India’s religious revival is taking the form of a Hindu nationalist movement, Hindutva, which is rabidly opposed to secularism and to religious minorities. The movement showed its true saffron in March 2002 when it retaliated against alleged Muslim rioting by unleashing a state-sponsored pogrom that slaughtered, murdered, and burned alive over 2,000 Muslims. In addition, nearly 200,000 Muslims’ property was seized and their businesses and livelihoods destroyed, making them refugees in their own homeland. Today, thanks to the Hindutva movement, the color saffron stands more for the color of Muslim blood than Hindu faith.

U.S. officials’ discrimination against the Muslim minority in the United States following the Sept. 11, 2001 attacks by Arabs on the World Trade Center and the Pentagon pale in comparison to the Indian officials’ treatment of them after the rioting that killed 60 train passengers in a fire. In Gujarat, India, both politicians and bureaucrats worked with mobs to facilitate the massacre of Muslims. In Gujarat, the stench of burning flesh was mixed with the stench of the burning of India’s secularism, pluralism, democracy, and hopes for freedom.

Perhaps in terms of shock value and implications for the future, the Hindutva movement has perpetrated the worst crime against India’s soul since its independence. Nations should not harbor mass murderers in leadership positions. The events of Gujarat will come back to haunt India as it aspires for international recognition and seeks an important role in global governance.

In Pakistan, attempts to apply Islam in the public sphere quickly lead to violence against some religious minority. Muslim extremists continue to enjoy great freedom in Pakistan. They seem to have only one purpose in life, to find communities that they can hate and target for violence. Ahmadis, Shiis, and Christians have all experienced the violent hatred of Islamization in Pakistan. In the past 10 years, religiously motivated sectarian violence has taken thousands of lives in Pakistan and prevented the emergence of a stable state or the establishment of a safe society. Democracy still remains only a glimmer on Pakistan’s horizon.

With the growing Talibanization of Pakistan and the emergence of extremely odious characters such as Maulana Fazlur Rahman as prominent political forces, the future prospects of Pakistan remain deeply entangled with religious hatred and violence. If religious parties do not immediately abandon the path of rhetoric and ideology in favor of moderate and pragmatic programs, it is but a matter of time until Pakistan itself will become a victim of terrorism by Muslim militants and most certainly the next stop in the United States’ war on terror.

Besides giving religion a bad name, religious zealots have contributed to the destabilization of South Asia and heightened the prospects of a nuclear disaster. As religious extremists jockey for positions of power in India and Pakistan, their past records and the thought of seeing their murderous hands on nuclear triggers are rapidly becoming another source of nightmares for security experts in the region and elsewhere.
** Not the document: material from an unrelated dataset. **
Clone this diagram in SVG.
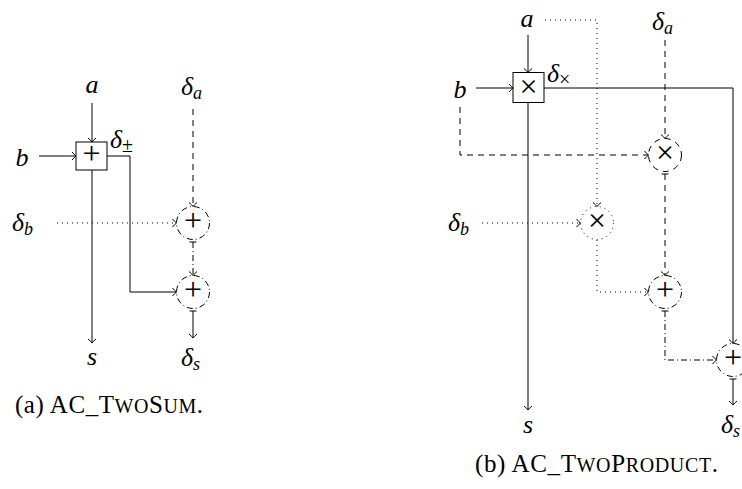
<svg xmlns="http://www.w3.org/2000/svg" width="742" height="489" viewBox="0 0 742 489">
<defs>
<marker id="arr" markerUnits="userSpaceOnUse" viewBox="-8 -6 12 12" markerWidth="12" markerHeight="12" refX="0" refY="0" orient="auto" overflow="visible">
<path d="M-4,-4 Q-1.5,-1 0,0 Q-1.5,1 -4,4" fill="none" stroke="#000" stroke-width="1" stroke-dasharray="none"/>
</marker>
<marker id="bar" markerUnits="userSpaceOnUse" viewBox="-6 -6 12 12" markerWidth="12" markerHeight="12" refX="0" refY="0" orient="auto" overflow="visible">
<path d="M0,-3.5 V3.5" fill="none" stroke="#000" stroke-width="1" stroke-dasharray="none"/>
</marker>
<style>
.ln{fill:none;stroke:#000;stroke-width:1}
.dash{stroke-dasharray:6 5}
.dot{stroke-dasharray:1 4}
.dd{stroke-dasharray:6 3 1 3}
.arr{marker-end:url(#arr)}
.bar{marker-start:url(#bar)}
.box{fill:#fff;stroke:#000;stroke-width:1}
.op{fill:none;stroke:#000;stroke-width:1}
.m{font-family:"Liberation Serif",serif;font-style:italic;font-size:26px;fill:#000}
.sub{font-size:18px}
.subop{font-size:20px;font-style:normal}
.sym{font-family:"Liberation Serif",serif;font-size:32px;fill:#000;text-anchor:middle}
.cap{font-family:"Liberation Serif",serif;font-size:25px;fill:#000}
</style>
</defs>
<g id="connectors">
<path class="ln arr" d="M92,103 V142"/>
<path class="ln arr" d="M39,156 H76"/>
<path class="ln" d="M107,156 H130 V292"/>
<path class="ln arr" d="M130,292 H176.5"/>
<path class="ln arr" d="M92,170 V343"/>
<path class="ln dash arr" d="M193,109 V206.5"/>
<path class="ln dot arr" d="M57,223 H176.5"/>
<path class="ln dd arr bar" d="M193,242 V275.5"/>
<path class="ln arr bar" d="M193,311 V338"/>
<path class="ln arr" d="M528,35 V72.5"/>
<path class="ln arr" d="M476,88 H513"/>
<path class="ln arr" d="M544,88 H733 V343.5"/>
<path class="ln dot arr" d="M545,20 H597 V206.5"/>
<path class="ln dash arr" d="M665,40 V138.5"/>
<path class="ln dash arr" d="M460,107 V155 H648.5"/>
<path class="ln arr" d="M528,102.5 V410"/>
<path class="ln dot arr" d="M482,223 H580.5"/>
<path class="ln dot arr" d="M597,240 V292 H648.5"/>
<path class="ln dash arr bar" d="M665,174 V275.5"/>
<path class="ln dd arr bar" d="M665,311 V360 H716.5"/>
<path class="ln arr bar" d="M733,379 V405"/>
</g>
<g id="node-a-left"><text class="m" x="92" y="93" text-anchor="middle">a</text></g>
<g id="node-b-left"><text class="m" x="22" y="166" text-anchor="middle">b</text></g>
<g id="node-sum-left"><rect class="box" x="76" y="142" width="31" height="28"/><text class="sym" x="91.5" y="164">+</text></g>
<g id="label-dpm"><text class="m" x="110" y="148">δ<tspan class="subop" dy="4">±</tspan></text></g>
<g id="node-s-left"><text class="m" x="92" y="365" text-anchor="middle">s</text></g>
<g id="node-da-left"><text class="m" x="181" y="95">δ<tspan class="sub" dy="4">a</tspan></text></g>
<g id="node-db-left"><text class="m" x="12" y="231">δ<tspan class="sub" dy="4">b</tspan></text></g>
<g id="node-c1-left"><circle class="op dd" cx="193" cy="223" r="16.5"/><text class="sym" x="193" y="231">+</text></g>
<g id="node-c2-left"><circle class="op dd" cx="193" cy="292" r="16.5"/><text class="sym" x="193" y="300">+</text></g>
<g id="node-ds-left"><text class="m" x="181" y="366">δ<tspan class="sub" dy="4">s</tspan></text></g>
<g id="caption-a"><text class="cap" x="15" y="413" textLength="188" lengthAdjust="spacing">(a) AC_T<tspan font-size="20">WO</tspan>S<tspan font-size="20">UM</tspan>.</text></g>
<g id="node-a-right"><text class="m" x="527" y="27" text-anchor="middle">a</text></g>
<g id="node-b-right"><text class="m" x="460" y="98" text-anchor="middle">b</text></g>
<g id="node-mul-right"><rect class="box" x="513" y="72.5" width="31" height="30"/><text class="sym" x="528.5" y="97">×</text></g>
<g id="label-dx"><text class="m" x="547" y="82">δ<tspan class="subop" dy="4">×</tspan></text></g>
<g id="node-da-right"><text class="m" x="652" y="30">δ<tspan class="sub" dy="4">a</tspan></text></g>
<g id="node-db-right"><text class="m" x="448" y="231">δ<tspan class="sub" dy="4">b</tspan></text></g>
<g id="node-c1-right"><circle class="op dash" cx="665" cy="155" r="16.5"/><text class="sym" x="665" y="163">×</text></g>
<g id="node-c2-right"><circle class="op dot" cx="597" cy="223" r="16.5"/><text class="sym" x="597" y="231">×</text></g>
<g id="node-c3-right"><circle class="op dd" cx="665" cy="292" r="16.5"/><text class="sym" x="665" y="300">+</text></g>
<g id="node-c4-right"><circle class="op dd" cx="733" cy="360" r="16.5"/><text class="sym" x="733" y="368">+</text></g>
<g id="node-s-right"><text class="m" x="528" y="433" text-anchor="middle">s</text></g>
<g id="node-ds-right"><text class="m" x="721" y="433">δ<tspan class="sub" dy="4">s</tspan></text></g>
<g id="caption-b"><text class="cap" x="475" y="472" textLength="243" lengthAdjust="spacing">(b) AC_T<tspan font-size="20">WO</tspan>P<tspan font-size="20">RODUCT</tspan>.</text></g>
</svg>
Between Success and Disaster

Both India and Pakistan are deeply traditional and religious societies. It is difficult to expect them to become completely secular. Somehow the two nations must find a way to accommodate the political impulses of their faith-based communities without undermining the civil liberties of minorities, without disrupting political and economic development, and most importantly, without raising nuclear security dilemmas.

Today, religious fanatics in both nations remain a domestic as well as an international threat. Both India and Pakistan, in spite of all their wars and socio-political turmoil, have progressed economically as well as technologically. Both are poised to break away from their low-income status and become middle-income, industrializing, and globalizing nations. Both have large international Diasporas that can help bring in credit, technology, and foreign business.

India is already well situated to become a major economic and cultural power worldwide. Indian cinema is giving the country popular pull. It alone can compete with China in terms of its huge pool of management and technical experts. Pakistan’s credentials as a nuclear power and its current role as the frontline state in the war on terror, have forced the world to finally accept it as an important global player. Pakistanis in Europe and America are also developing their own tech-centered capabilities that will contribute to their country’s development.

It looks as if only God–or somebody’s concept of it–stands between success and disaster in South Asia. The competing processes of economic and technological growth versus religious-political degeneration manifest a unique example of the phenomenon described by Benjamin Barber in his 1992 Atlantic article “Jihad vs. MacWorld,” about global integration and disintegration. It is a tragedy that even after independence, India and Pakistan remain slaves to their own demons.

Religion should be used to empower not enslave. Religion should be employed to enlighten humans, not make beasts out of them.